Colony House, a popular American indie rock quartet with three albums and countless accolades, is coming to Bison Hill for a spectacular outdoor concert Saturday evening, March 27. Admission is free. The concert is sponsored by the student-led University Concert Series, which uses reserved student fees to fund performances like this to enrich the campus life experience for OBU students.
Food trucks and lawn games kick things off at 5 p.m., coinciding with the “Back to the Future Parade.” Cavern Company takes the stage on the south steps of Raley Chapel at 7 p.m., with Colony House headlining the show at 8:15 p.m.
The event is free and open to the entire campus community. Attendees are encouraged to bring blankets or lawn chairs. Physical distancing should be maintained and face coverings worn while on campus.
The concert is the culmination of four days of events celebrating OBU and the inauguration of the University’s 16th president, Dr. Heath A. Thomas.
With Colony House’s third full-length album, “Leave What’s Lost Behind” (Roon Records), the Nashville quartet—Caleb Chapman (vocals), Will Chapman (drums), Scott Mills (guitar) and Parke Cottrell (bass)—stitch together a singular folklore between threads of stadium rock scope, alternative experimentation and indie spirit, making a bold statement in the process.
“Leave What’s Lost Behind is a bit of an experiment,” explains Caleb. “After a confusing season of trying to figure out what Colony House was supposed to sound like next, we put that on hold and began focusing on what Colony House wanted to communicate next.”
A confluence of serendipity, fate and inspiration brought the group here. They quietly steamrolled into the mainstream on their 2014 full-length debut “When I Was Younger.” Its lead single “Silhouettes” not only generated over 30 million total streams, but it also stood out as the #1 most-played track on SiriusXM’s Alt Nation for four consecutive months.
In between constant touring and performances on Late Night with Seth Meyers, CONAN and Today, 2017’s “Only The Lonely” yielded fan favorites “You Know It” and “You & I.” The group garnered widespread praise from the New York Times, Entertainment Weekly, Paste, Clash, Huffington Post, A.V. Club, Earmilk and many others.
After nearly two years of solid touring without recording, the musicians found themselves at a crossroads.
“With managers, labels and peers offering a moving target of opinion on what Colony House should do next, we knew our approach to this next album had to change,” Scott Mills explained.
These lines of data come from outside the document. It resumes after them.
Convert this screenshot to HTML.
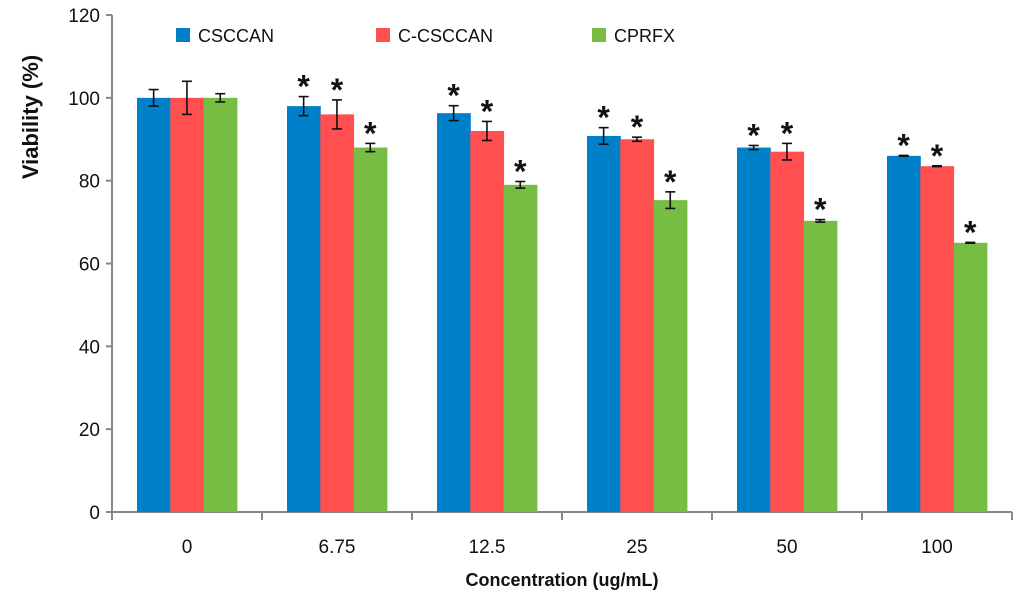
<!DOCTYPE html>
<html><head><meta charset="utf-8"><style>
body{margin:0;background:#fff;font-family:"Liberation Sans",sans-serif}
svg text{font-family:"Liberation Sans",sans-serif}
</style></head><body>
<svg id="chart" width="1024" height="606" viewBox="0 0 1024 606" xmlns="http://www.w3.org/2000/svg">
<g id="axes"></g><g id="bars"></g>
<g>
<rect x="176" y="28" width="14" height="14" fill="#0080c8"/>
<text x="198" y="42" font-size="18" fill="#111">CSCCAN</text>
<rect x="376" y="28" width="14" height="14" fill="#ff4f4f"/>
<text x="398" y="42" font-size="18" fill="#111">C-CSCCAN</text>
<rect x="592" y="28" width="14" height="14" fill="#77bd43"/>
<text x="614" y="42" font-size="18" fill="#111">CPRFX</text>
</g>
<text transform="translate(38,117) rotate(-90)" text-anchor="middle" font-size="22" font-weight="bold" fill="#111">Viability (%)</text>
<text x="562" y="586" text-anchor="middle" font-size="18" font-weight="bold" fill="#111">Concentration (ug/mL)</text>
</svg>
<script>
const categories=["0","6.75","12.5","25","50","100"];
const csccan=[100,98,96.3,90.8,88,86];
const ccsccan=[100,96,92,90,87,83.5];
const cprfx=[100,88,79,75.3,70.3,65];
const csccanErr=[2,2.3,1.8,2,0.5,0.1];
const ccsccanErr=[4,3.5,2.3,0.5,2,0.1];
const cprfxErr=[1,1,0.8,2,0.3,0.1];
const csccanStar=[false,true,true,true,true,true];
const ccsccanStar=[false,true,true,true,true,true];
const cprfxStar=[false,true,true,true,true,true];
const yTicks=[0,20,40,60,80,100,120];
const NS="http://www.w3.org/2000/svg";
const x0=112,gw=150,y0=512,yTop=15,yMax=120;
const yS=v=>y0-(v/yMax)*(y0-yTop);
function mk(tag,attrs,parent){const e=document.createElementNS(NS,tag);for(const k in attrs)e.setAttribute(k,attrs[k]);parent.appendChild(e);return e;}
const ax=document.getElementById('axes'),bg=document.getElementById('bars');
let l=mk('line',{x1:x0,y1:yTop,x2:x0,y2:y0,stroke:'#888','stroke-width':2},ax);


l=mk('line',{x1:x0,y1:y0,x2:x0+gw*categories.length,y2:y0,stroke:'#888','stroke-width':2},ax);


yTicks.forEach(t=>{const y=yS(t);
 mk('line',{x1:x0-6,y1:y,x2:x0,y2:y,stroke:'#888','stroke-width':2},ax);
 const tx=mk('text',{x:x0-12,y:y+7,'text-anchor':'end','font-size':19,fill:'#111'},ax);tx.textContent=t;
 
 });
for(let i=0;i<=categories.length;i++){mk('line',{x1:x0+i*gw,y1:y0,x2:x0+i*gw,y2:y0+8,stroke:'#888','stroke-width':2},ax);}
const series=[[csccan,csccanErr,csccanStar,'#0080c8','csccan'],[ccsccan,ccsccanErr,ccsccanStar,'#ff4f4f','c-csccan'],[cprfx,cprfxErr,cprfxStar,'#77bd43','cprfx']];
const bw=33.3;
categories.forEach((c,i)=>{
 const tx=mk('text',{x:x0+i*gw+gw/2,y:y0+41,'text-anchor':'middle','font-size':19,fill:'#111'},ax);tx.textContent=c;
 
 
 series.forEach((s,j)=>{
  const v=s[0][i],e=s[1][i],bx=x0+i*gw+25+j*bw,cx=bx+bw/2;
  const r=mk('rect',{x:bx,y:yS(v),width:bw+0.5,height:y0-yS(v),fill:s[3]},bg);
  
  
  const g=mk('g',{stroke:'#111','stroke-width':1.6},bg);
  
  
  mk('line',{x1:cx,y1:yS(v+e),x2:cx,y2:yS(v-e)},g);
  mk('line',{x1:cx-5,y1:yS(v+e),x2:cx+5,y2:yS(v+e)},g);
  mk('line',{x1:cx-5,y1:yS(v-e),x2:cx+5,y2:yS(v-e)},g);
  if(s[2][i]){const st=mk('text',{x:cx,y:yS(v+e)+1,'text-anchor':'middle','font-size':32,'font-weight':'bold',fill:'#111'},bg);st.textContent='*';
   
   }
 });
});
</script>
</body></html>
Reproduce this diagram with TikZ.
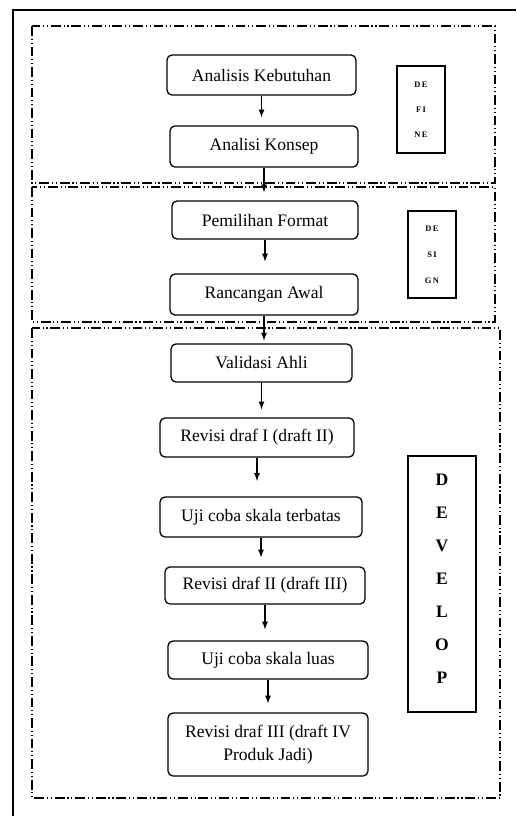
\documentclass[tikz,border=0pt]{standalone}
\usepackage{fontspec}
\setmainfont{Liberation Serif}
\usetikzlibrary{arrows,positioning}
\newcommand{\pxu}{0.025cm}

\begin{document}
\begin{tikzpicture}[x=0.025cm,y=-0.025cm,>=latex,
    stepnode/.style={draw,rounded corners=3.5pt,line width=0.9pt,inner sep=0pt,
      font=\fontsize{12.5}{16}\selectfont,align=center},
    phasebox/.style={draw,line width=0.9pt,inner sep=0pt,align=center},
    stageframe/.style={line width=0.8pt,dash pattern=on 7pt off 2pt on 0.8pt off 2pt on 0.8pt off 2pt},
    arr/.style={->,line width=0.9pt}]
	\useasboundingbox (0,0) rectangle (516,816);
	
	% outer frame
	\draw[line width=1pt] (13,816) -- (13,10) -- (516,10);
	
	% stage frames
	\draw[stageframe] (32,26) rectangle (495,183);
	\draw[stageframe] (32,187) rectangle (495,322);
	\draw[stageframe] (32,328) rectangle (500,798);
	
	\node[stepnode,minimum width=189*\pxu,minimum height=40*\pxu] (kebutuhan) at (261.5,75) {Analisis Kebutuhan};
	\node[stepnode,minimum width=188*\pxu,minimum height=41*\pxu] (konsep) at (264,146.5) {Analisi Konsep};
	\node[stepnode,minimum width=186*\pxu,minimum height=38*\pxu] (format) at (265,220) {Pemilihan Format};
	\node[stepnode,minimum width=188*\pxu,minimum height=41*\pxu] (rancangan) at (264,294.5) {Rancangan Awal};
	\node[stepnode,minimum width=181*\pxu,minimum height=38*\pxu] (validasi) at (261.5,363) {Validasi Ahli};
	\node[stepnode,minimum width=194*\pxu,minimum height=39*\pxu] (revisiA) at (257,437.5) {Revisi draf I (draft II)};
	\node[stepnode,minimum width=202*\pxu,minimum height=40*\pxu] (ujiA) at (261,517) {Uji coba skala terbatas};
	\node[stepnode,minimum width=200*\pxu,minimum height=37*\pxu] (revisiB) at (265,585.5) {Revisi draf II (draft III)};
	\node[stepnode,minimum width=200*\pxu,minimum height=38*\pxu] (ujiB) at (268,660) {Uji coba skala luas};
	\node[stepnode,minimum width=200*\pxu,minimum height=63*\pxu] (revisiC) at (268,744.5) {Revisi draf III (draft IV\\Produk Jadi)};
	
	% phase labels
	\node[phasebox,minimum width=48*\pxu,minimum height=87*\pxu,font=\fontsize{6}{17.8}\selectfont\bfseries] (define) at (421,109.5) {D\,E\\F\,I\\N\,E};
	\node[phasebox,minimum width=48*\pxu,minimum height=87*\pxu,font=\fontsize{6}{18.5}\selectfont\bfseries] (design) at (432,254.5) {D\,E\\S\,I\\G\,N};
	\node[phasebox,minimum width=68*\pxu,minimum height=256*\pxu,font=\fontsize{12.5}{23.5}\selectfont\bfseries] (develop) at (442,584) {D\\E\\V\\E\\L\\O\\P\\[-16.4pt]};
	
	\draw[arr,shorten >=5.7pt] (kebutuhan.south) -- (kebutuhan.south |- konsep.north);
	\draw[arr,shorten >=5.7pt] (konsep.south) -- (konsep.south |- format.north);
	\draw[arr,shorten >=8.5pt] (format.south) -- (format.south |- rancangan.north);
	\draw[arr,shorten >=2pt] (rancangan.south) -- (rancangan.south |- validasi.north);
	\draw[arr,shorten >=5.7pt] (validasi.south) -- (validasi.south |- revisiA.north);
	\draw[arr,shorten >=11pt] (revisiA.south) -- (revisiA.south |- ujiA.north);
	\draw[arr,shorten >=6.4pt] (ujiA.south) -- (ujiA.south |- revisiB.north);
	\draw[arr,shorten >=7.8pt] (revisiB.south) -- (revisiB.south |- ujiB.north);
	\draw[arr,shorten >=6.4pt] (ujiB.south) -- (ujiB.south |- revisiC.north);
\end{tikzpicture}
\end{document}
At the top of 2018, the band transitioned out of the major label system, a welcomed change the group saw as more of an opportunity than a setback.
“We scrapped nearly everything we had written for the last couple of years and started from scratch,” Caleb continued. “When all the voices, real or in your own head are silenced, an amazing new perspective takes shape. That empty space we call writer's block quickly turns into a space bursting at the seams with new ideas and inspiration.”
At the top of 2019, the band teamed up with Ben Shive, who produced Colony House’s first album “When I Was Younger,” to begin working on “Leave What’s Lost Behind.” Colony House operated without rules, tapping into the freedom of their formative years as a band. The first single “Looking for Some Light” illuminates that direction. Lush guitar gives way to sweeping strings and strong keys before a luminous cathedral-size chant takes hold.
From a three-part narrative that evokes American folklore to deeply personal tracks confronting faith, purpose and the insecurities that exist inside it all, Colony House’s third album is an endeavor designed to be experienced in its entirety.
“Call us old fashioned, but we still think albums are important and that a collection of songs in support of each other holds a unique power,” Caleb said. “We want to take the listener on a journey a single song never could.”
In the end, Colony House delivers a story meant to be inhabited like a timeless novel.